While educational reform is important to our long-term survivability, where and how much the federal government directs research monies is just as important. Bill Gates recently spoke on the decline in federal government funding for research in computer science: "Its kind of a crime that as computer science is about to solve some of the most interesting problems…and is becoming the toolkit for all the sciences, the government should pull back on some of its funding.”
Since the Apollo program of the 60’s, funding for research across the United States has faltered. Research and Development (also known as R&D) funding is vital in supporting innovation because it invests in the technologies that will advance society in the future.
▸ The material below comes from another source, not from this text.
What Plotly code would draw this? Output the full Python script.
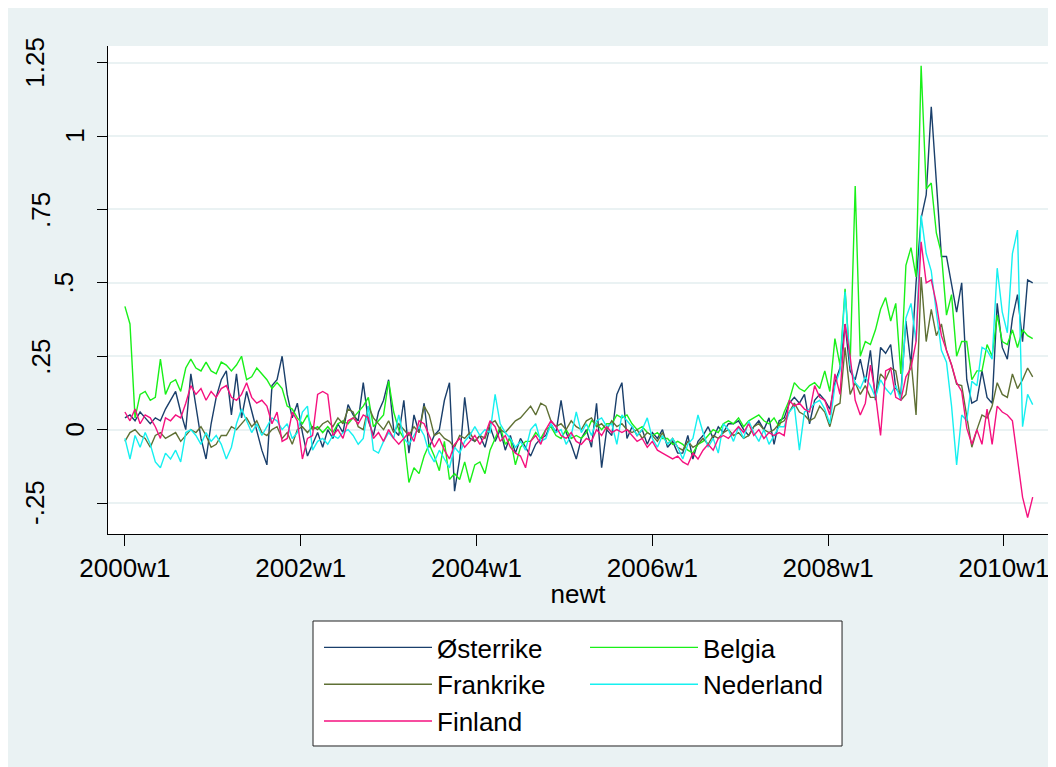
import plotly.graph_objects as go

# Stata weekly dates: 2000w1 = 2080; series sampled every 3 weeks
week0 = 2080
step = 3

tick_weeks = [2080, 2184, 2288, 2392, 2496, 2600]
tick_labels = ["2000w1", "2002w1", "2004w1", "2006w1", "2008w1", "2010w1"]
y_ticks = [-0.25, 0, 0.25, 0.5, 0.75, 1, 1.25]
y_labels = ["-.25", "0", ".25", ".5", ".75", "1", "1.25"]

osterrike = [
    .04, .05, .03, .06, .04, .02, .04, .03, .07, .10,
    .13, .06, .00, .19, .08, -.03, -.10, .02, .11, .17,
    .20, .05, .19, .04, .13, .06, -.01, -.07, -.12, .15,
    .17, .25, .12, .04, .09, -.01, -.09, -.05, -.01, -.06,
    .00, -.03, .02, -.01, .085, .05, .03, .16, .03, -.02,
    .06, .10, .17, .00, -.02, .10, -.08, .05, -.01, .09,
    -.06, -.02, .00, .10, .16, -.21, -.10, .11, -.03, -.04,
    -.02, -.06, .01, -.04, .00, -.07, -.02, -.08, -.03, -.06,
    -.09, -.05, -.03, -.02, .02, -.01, .10, -.01, -.05, -.10,
    -.03, .00, -.06, .09, -.13, .00, -.02, .12, .16, -.03,
    .01, -.02, .00, -.05, -.01, -.03, .00, -.06, -.04, -.08,
    -.08, -.02, -.10, -.04, -.02, .01, -.03, .01, -.01, .02,
    .02, .03, .00, -.02, .01, .03, .00, .04, -.05, .03,
    .04, .09, .11, .09, .12, .02, .10, .12, .10, .07,
    .16, .21, .36, .20, .17, .24, .16, .27, .10, .28,
    .26, .29, .14, .12, .37, .22, .50, .72, .80, 1.10,
    .85, .59, .59, .50, .40, .50, .17, .09, .10, .20,
    .11, .09, .43, .28, .24, .38, .46, .30, .51, .50,
]

belgia = [
    .42, .36, .04, .12, .13, .10, .11, .24, .12, .16,
    .17, .13, .21, .24, .21, .20, .23, .20, .19, .23,
    .22, .20, .22, .25, .17, .18, .21, .19, .17, .14,
    .16, .14, .08, .07, .04, .02, .05, .00, .01, -.01,
    .01, -.01, .02, .03, .02, .04, .06, .08, .11, .01,
    .03, .05, .165, .06, .00, -.03, -.18, -.13, -.15, -.09,
    -.05, -.09, -.14, -.04, -.17, -.15, -.17, -.11, -.18, -.12,
    -.11, -.15, -.07, -.03, .01, -.05, -.03, -.12, -.06, -.04,
    -.04, -.01, -.03, .00, .01, -.02, -.03, .00, -.03, -.02,
    -.03, -.01, .03, .02, .00, .02, .02, .05, .04, .05,
    .02, .00, .01, -.01, -.02, -.01, -.03, -.03, -.05, -.04,
    -.05, -.07, -.08, -.05, -.04, -.02, .00, -.01, .02, .03,
    .02, .04, .01, .03, .04, .05, .03, .02, .04, .01,
    .06, .10, .16, .14, .13, .15, .16, .14, .20, .13,
    .31, .22, .48, .22, .83, .25, .30, .29, .34, .41,
    .45, .37, .43, .19, .56, .62, .52, 1.24, .82, .84,
    .67, .60, .39, .46, .25, .30, .30, .17, .20, .20,
    .29, .25, .39, .30, .29, .34, .28, .34, .32, .31,
]

frankrike = [
    -.04, -.01, .00, -.02, -.03, -.06, -.02, -.01, -.03, -.02,
    -.01, -.04, -.02, .00, -.01, .01, -.02, -.06, -.05, -.02,
    -.02, .01, .00, .02, .04, .01, .03, -.01, -.02, .00,
    .01, -.03, -.01, -.05, .00, .01, -.01, .01, .00, .02,
    .03, .01, .04, .02, .07, .06, .01, .00, .08, .04,
    .02, .00, .03, -.01, .02, .00, -.02, .01, -.01, .08,
    .05, -.02, -.01, -.03, -.04, -.06, -.02, -.03, -.01, -.04,
    -.02, -.03, .02, .03, .00, -.01, .01, .03, .04, .06,
    .08, .05, .09, .08, .03, .01, .02, .00, .03, .01,
    .00, .03, .04, .01, .02, .00, .03, .01, .02, .00,
    -.01, .00, -.03, -.01, -.02, -.04, -.01, -.05, -.03, -.06,
    -.07, -.04, -.06, -.05, -.03, -.05, -.02, -.03, -.01, .00,
    -.02, -.01, -.03, -.02, .01, .02, .00, -.01, .00, .02,
    .03, .06, .09, .06, .05, .03, .04, .08, .06, .01,
    .08, .09, .28, .12, .16, .12, .15, .11, .11, .19,
    .17, .21, .20, .10, .12, .24, .05, .52, .30, .41,
    .32, .36, .27, .22, .155, .15, .04, -.06, .00, .05,
    .04, .08, .16, .12, .11, .19, .14, .17, .21, .18,
]

nederland = [
    -.03, -.10, -.02, -.06, -.01, -.05, -.11, -.13, -.08, -.10,
    -.07, -.11, -.01, .00, -.02, -.05, -.01, -.04, -.02, -.05,
    -.10, -.06, .02, .07, .03, -.01, .02, -.02, .01, .04,
    .03, .00, .02, -.03, -.01, .06, .08, -.07, -.04, -.03,
    -.05, -.02, -.03, -.01, .00, -.02, -.05, -.03, .08, -.07,
    -.08, -.04, -.01, -.03, .05, -.03, -.05, -.02, .01, -.02,
    -.08, -.11, -.07, -.10, -.13, -.06, -.08, -.04, -.02, .01,
    -.02, .00, -.01, .12, .02, -.01, -.03, -.06, -.04, -.07,
    .00, .02, -.04, -.03, .02, -.01, .00, -.05, -.02, .06,
    -.01, .02, -.02, .03, .04, .01, .02, -.05, .05, .03,
    .01, -.02, .00, .04, -.03, -.06, -.02, -.05, -.03, -.06,
    -.10, -.05, -.03, .05, -.01, -.06, -.03, -.08, .02, .00,
    -.04, .01, -.03, .03, -.01, -.04, .00, -.05, -.02, .01,
    .01, .06, .08, -.07, .06, .07, .09, .10, .07, .02,
    .15, .20, .47, .22, .16, .14, .18, .15, .11, .17,
    .14, .12, .15, .10, .38, .43, .30, .73, .60, .54,
    .40, .27, .23, .08, -.12, .05, .03, .165, .15, .28,
    .27, .24, .55, .40, .33, .60, .68, .01, .12, .085,
]

finland = [
    .06, .03, .07, .02, .05, .04, .01, -.03, .04, .03,
    .05, .04, .09, .15, .12, .14, .10, .13, .11, .14,
    .15, .11, .10, .12, .16, .11, .09, .10, .08, .02,
    .06, -.04, -.03, .06, .03, -.10, -.03, -.02, .12, .13,
    .12, -.02, .00, -.03, .03, .04, .02, .05, .04, -.03,
    -.01, -.04, .00, -.03, -.05, -.03, -.01, -.04, .03, .02,
    -.02, -.06, -.03, -.07, -.10, -.05, -.03, -.06, -.04, -.02,
    -.05, -.02, .03, .01, -.04, -.02, -.06, -.08, -.09, -.13,
    -.04, -.02, -.05, .00, .03, .01, -.02, -.03, -.01, -.04,
    -.05, -.03, -.04, .00, -.02, .01, -.01, .00, -.01, .00,
    -.02, -.04, -.03, -.06, -.04, -.07, -.08, -.09, -.10, -.09,
    -.11, -.12, -.08, -.10, -.07, -.05, -.07, -.03, -.02, -.03,
    -.01, .01, -.01, .02, -.02, .00, -.03, -.01, -.02, -.01,
    -.02, .10, .08, .09, .07, .06, .15, .11, .10, .05,
    .19, .12, .36, .25, .10, .05, .09, .22, .12, -.02,
    .20, .21, .11, .10, .18, .21, .30, .64, .50, .51,
    .43, .32, .27, .22, .16, .13, .005, -.05, .00, -.05,
    .07, -.05, .08, .06, .05, .03, -.10, -.23, -.30, -.23,
]

n = len(osterrike)
assert all(len(s) == n for s in (belgia, frankrike, nederland, finland))
weeks = [week0 + step * i for i in range(n)]

series = [
    ("Østerrike", osterrike, "#1a3f6b", "legend"),
    ("Belgia", belgia, "#19f019", "legend2"),
    ("Frankrike", frankrike, "#5f7035", "legend"),
    ("Nederland", nederland, "#16f0f0", "legend2"),
    ("Finland", finland, "#f5117f", "legend"),
]

FONT = "Liberation Sans, Arial, Helvetica, sans-serif"
FS = 26
BG = "#eaf2f3"
M_L, M_R, M_T, M_B = 100, 16, 38, 241
PLOT_W = 1056 - M_L - M_R

fig = go.Figure()
for name, vals, color, leg in series:
    fig.add_trace(go.Scatter(
        x=weeks, y=vals, mode="lines", name=name,
        line=dict(color=color, width=1.4),
        legend=leg, legendgroup=name,
    ))

# legend frame spanning both legend columns
fig.add_shape(type="rect", xref="paper", yref="paper",
              x0=0.2181, x1=0.7809, y0=-0.4344, y1=-0.1783,
              line=dict(color="#222222", width=1), fillcolor="white", layer="below")

# Stata-style rotated y labels: placed as if right-justified horizontally,
# then turned about their own centre (longer labels sit further left).
em = {".": 0.278, "-": 0.333}
def label_center_px(txt):
    w = sum(em.get(c, 0.556) for c in txt)
    return max(27.0, 89.0 - 40.0 * w)

for val, txt in zip(y_ticks, y_labels):
    fig.add_annotation(
        x=(label_center_px(txt) - M_L) / PLOT_W, xref="paper",
        y=val, yref="y", text=txt, textangle=-90, showarrow=False,
        xanchor="center", yanchor="middle",
        font=dict(family=FONT, size=FS, color="black"),
    )

legend_common = dict(
    orientation="v", xanchor="left", yanchor="top",
    bgcolor="rgba(0,0,0,0)", borderwidth=0,
    font=dict(family=FONT, size=FS, color="black"),
    tracegroupgap=0, itemwidth=108,
)

fig.update_layout(
    width=1056, height=767,
    paper_bgcolor=BG, plot_bgcolor="white",
    margin=dict(l=M_L, r=M_R, t=M_T, b=M_B, autoexpand=False),
    font=dict(family=FONT, size=FS, color="black"),
    showlegend=True,
    legend=dict(x=(311 - M_L) / PLOT_W, y=-0.1844, **legend_common),
    legend2=dict(x=(577 - M_L) / PLOT_W, y=-0.1844, **legend_common),
    xaxis=dict(
        range=[2070.0, 2626.05], tickmode="array", tickvals=tick_weeks, ticktext=tick_labels,
        ticks="outside", ticklen=11, tickcolor="black", tickwidth=1,
        showline=True, linecolor="black", linewidth=1, mirror=False,
        showgrid=False, zeroline=False, automargin=False,
        tickfont=dict(family=FONT, size=FS, color="black"),
        title=dict(text="newt", font=dict(family=FONT, size=FS, color="black"), standoff=2),
    ),
    yaxis=dict(
        range=[-0.3556, 1.307], tickmode="array", tickvals=y_ticks, ticktext=y_labels,
        showticklabels=False, ticks="outside", ticklen=10, tickcolor="black", tickwidth=1,
        showline=True, linecolor="black", linewidth=1, automargin=False,
        showgrid=True, gridcolor=BG, gridwidth=2, zeroline=False,
    ),
)

fig.write_html("out.html")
So what can each of us do?
Pick the right next leader for the United States, for sure. Encourage your kids and grand-kids to study the sciences—better yet, why not send the teens in your family to a science camp? There are lots of resources: SME Education Foundation, National Youth Science Foundation, and KidsCamps to name a few.
Give money to these foundations or volunteer to be a judge for the local high school’s science fair. Be creative. After all, kids need the math and science skills necessary to compete in the 21st century workforce.
I’ll leave you with a quote from Robert Heinlein, the famous science fiction writer:
Anyone who cannot cope with mathematics is not fully human. At best he is a tolerable subhuman who has learned to wear shoes, bathe, and not make messes in the house.